Neighbouring Sweden benefited from a sharp fall in its crown currency in the wake of the 2008 financial crisis.
Without an independent currency, the government is asking for a “moderate wage deal” as collective agreements expire in many sectors next year.
Before wage talks begin, the government has asked unions to present alternatives to its proposed benefit cuts, such as on the number of public-sector holidays.
“There is a risk that if no collective solution can be found, the labour side will seek compensation (to the cuts) from the wage deals next year,” a government source said.
“As we have now squeezed out a very difficult deal on healthcare, it is fair to expect the labour market parties to be able to agree on difficult issues too.”

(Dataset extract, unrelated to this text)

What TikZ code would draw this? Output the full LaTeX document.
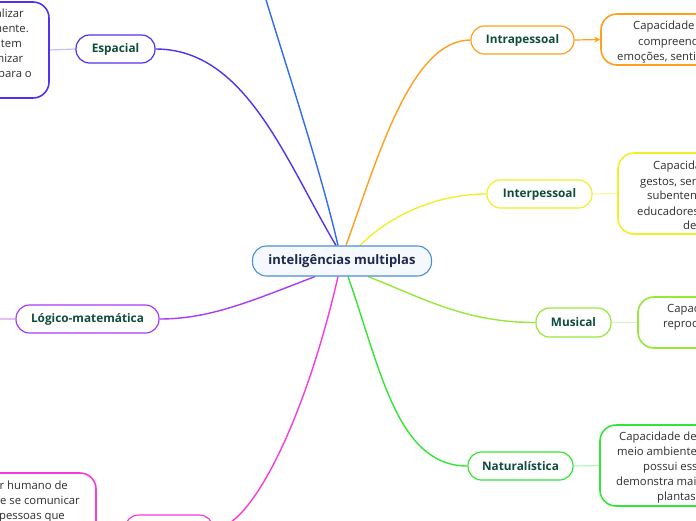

A majority of Finns still support the euro. The European Commission’s Eurobarometer poll last week showed 64 percent of Finns backed the single currency, though that was down from 69 percent a year earlier.
But in a sign of mounting frustration, Paavo Vayrynen, a veteran of Sipila’s party and a European Parliament member, launched an initiative to demand a referendum over euro membership. With more than 49,000 signatures, the matter is likely to be debated in parliament next year.
“Finland has an expensive workforce and high taxes,” said Janne Rantanen, CEO of Merta Logistic Oy, a Finnish food start-up looking to start gourmet fish exports next year. “To export, it would be very useful to get the advantage of devaluation.”